According to US Mine Safety and Health Administration spokeswoman Amy Louviere, an ignition occurred at approximately 1.50pm local time and at this time, it does not appear that there was an explosion.
“Preliminary information indicates there was no damage to any ventilation controls,” Louviere told ILN, and noted that a shuttle car operator and a continuous miner operator – who still remain unidentified – received serious facial and arm burns.
“The degree of the burns has not yet been confirmed [and] the miners were brought to the surface and walked off the elevator without assistance.”
According to federal investigators, the workers were supposedly mining from the No. 5 entry to the No. 6 entry at the operation owned by Kingwood Mining in Preston County and were taking the second lift from the cut-through.
The local District 3 office issued a K-order to idle the mine, Louviere noted.
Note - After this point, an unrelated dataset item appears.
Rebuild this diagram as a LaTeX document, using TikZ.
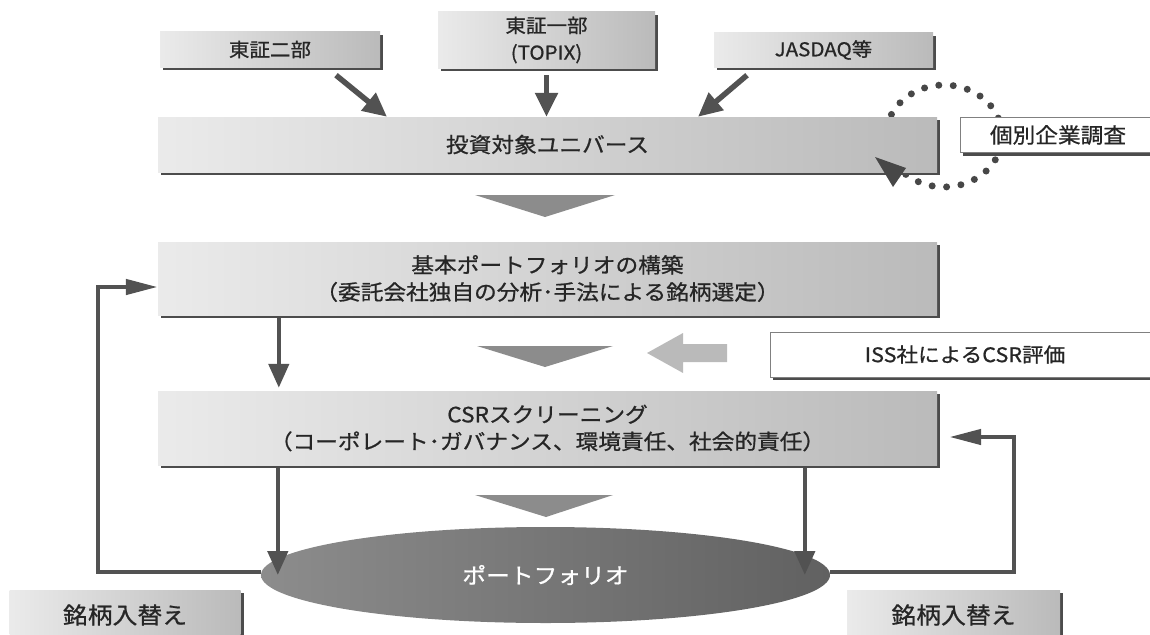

Jama Jarrett of the state Office of Miners’ Health, Safety and Training added that its investigation into the incident had commenced.
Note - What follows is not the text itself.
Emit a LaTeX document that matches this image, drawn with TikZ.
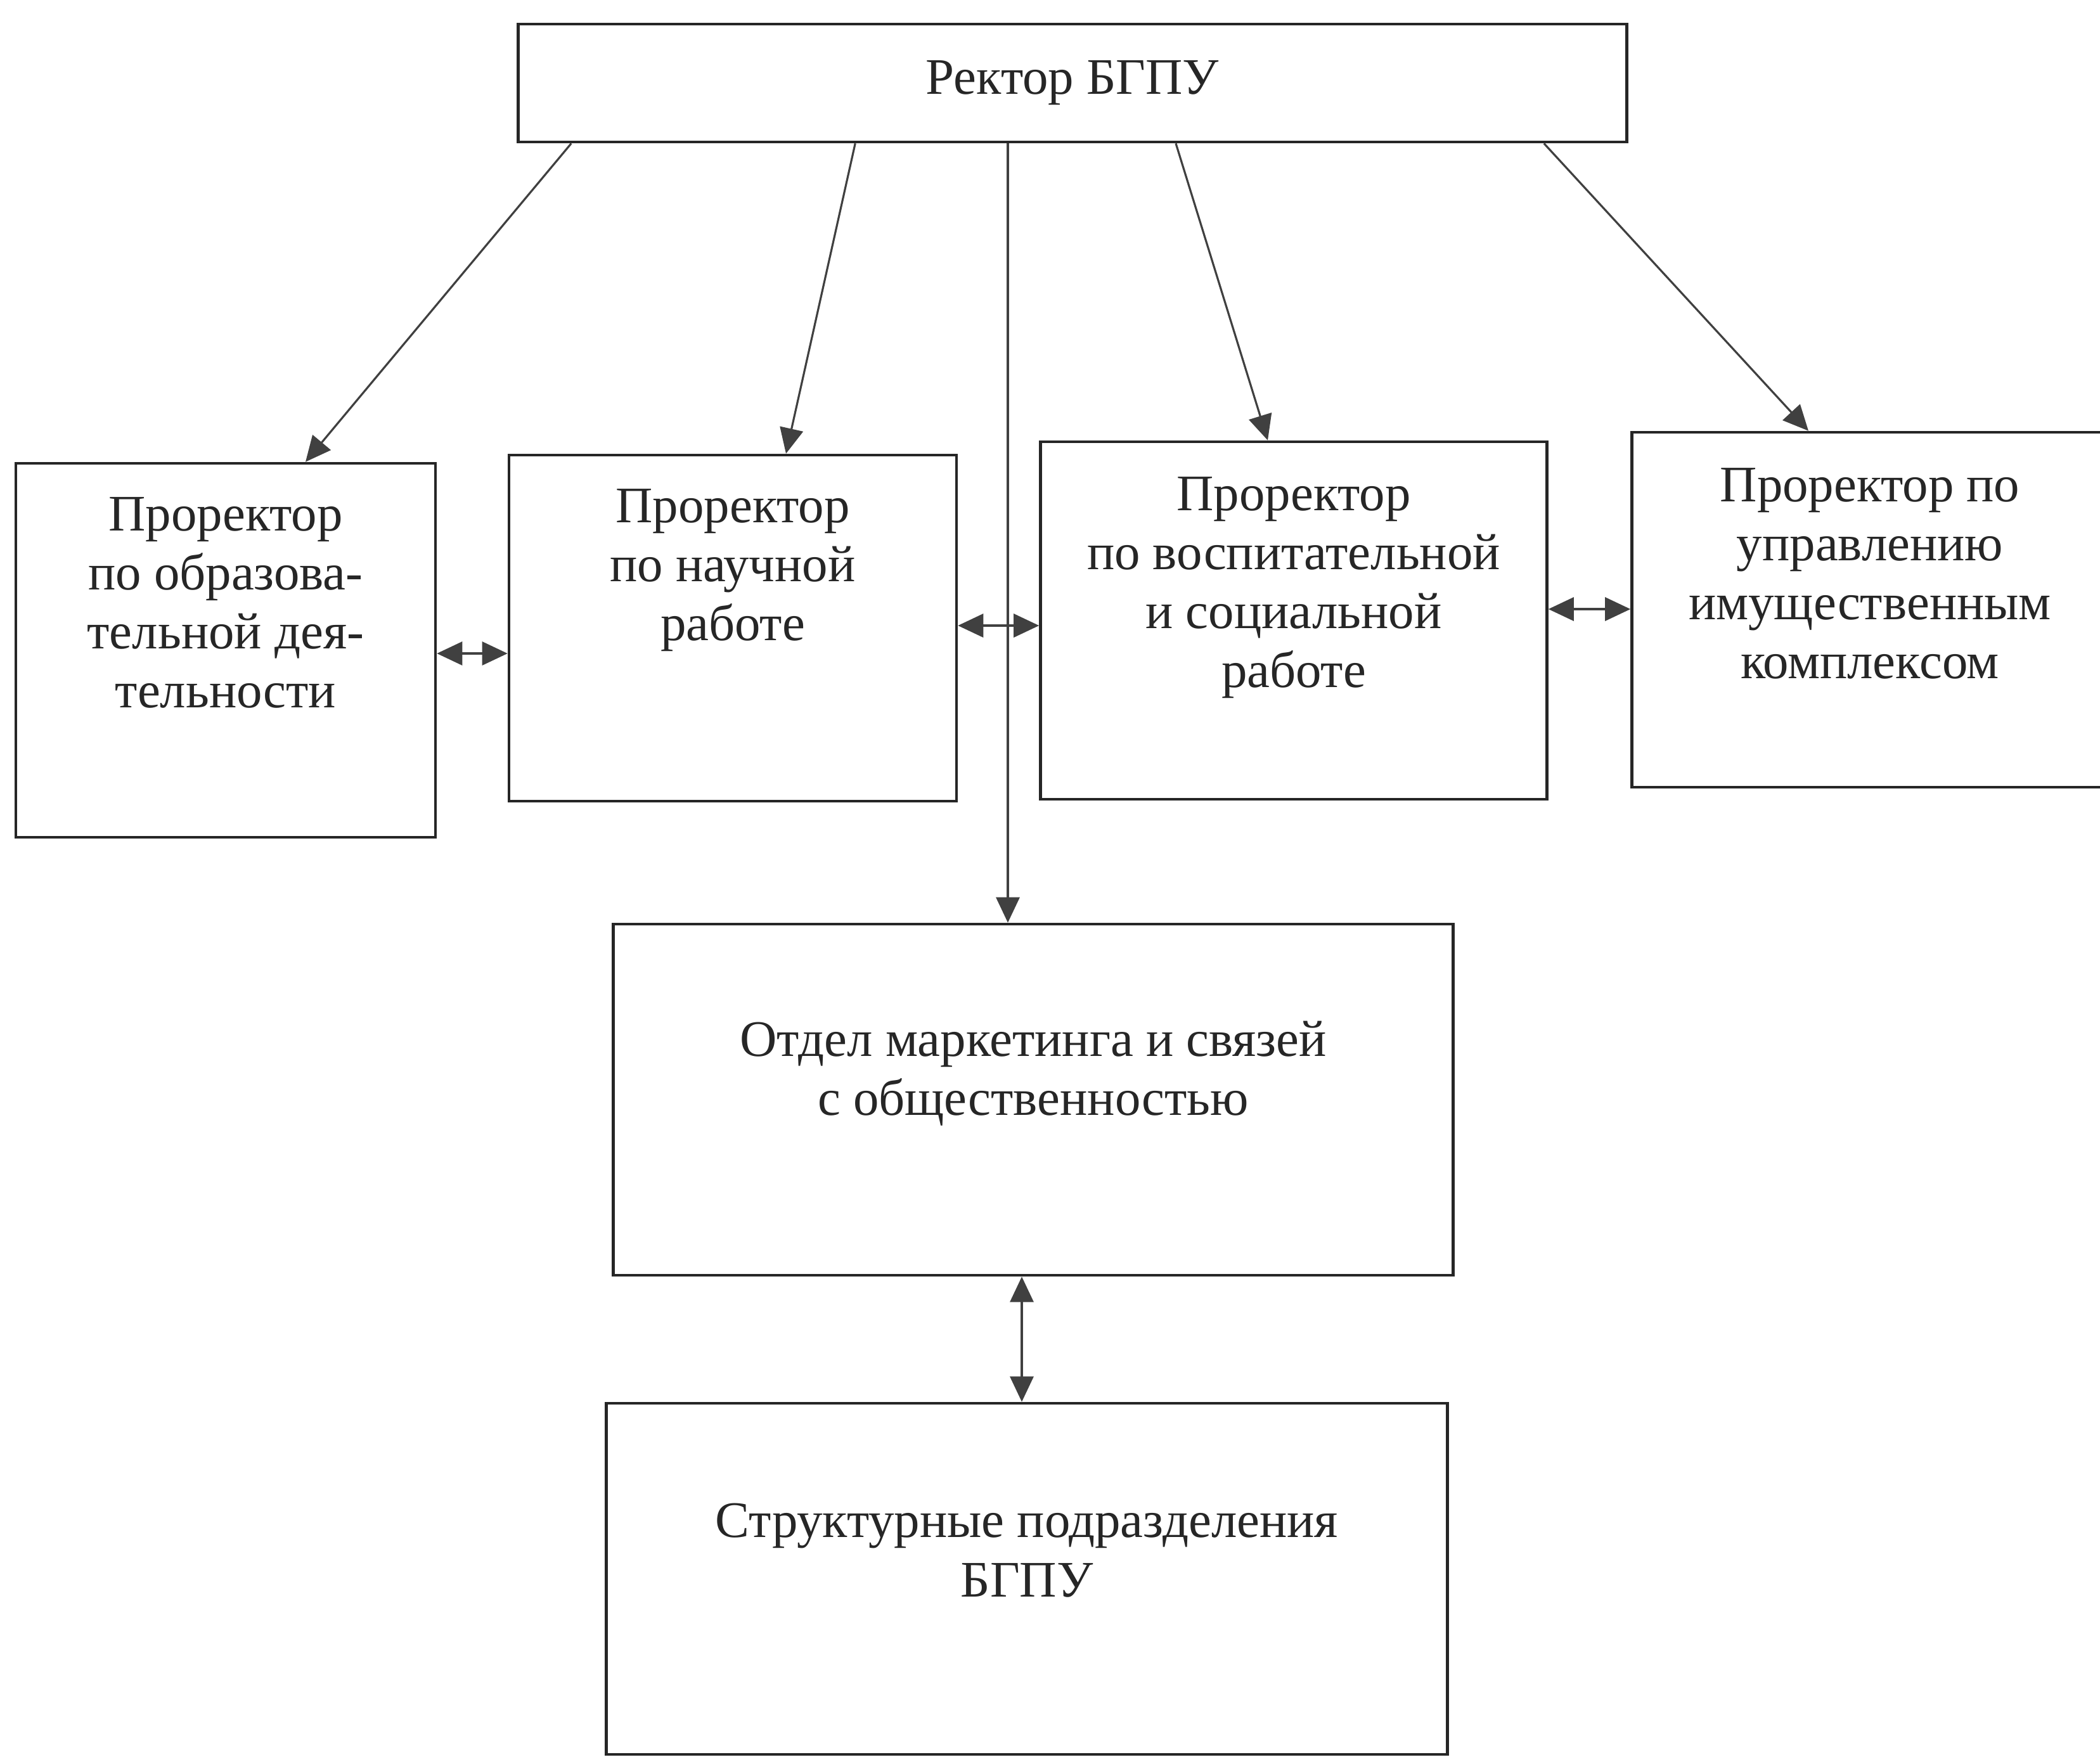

“There was a flash fire – a small pocket of [methane] gas caught fire," she said.
A request for comment by ILN from Alpha Natural Resources, the mine’s controlling company, was not returned.
Last month, the mine was handed more than $US763,000 in citations from MSHA for 13 coal dust accumulation violations in a one-year span. The coal and dust had been identified along the mine’s beltline, creating a combustion hazard.
Whitetail Kittanning produces approximately 1.4 million tons per annum with a staff of about 260.
Alpha controls 57 mines within West Virginia, Virginia, Kentucky and Pennsylvania. Its merger with Cliffs Natural Resources is still pending.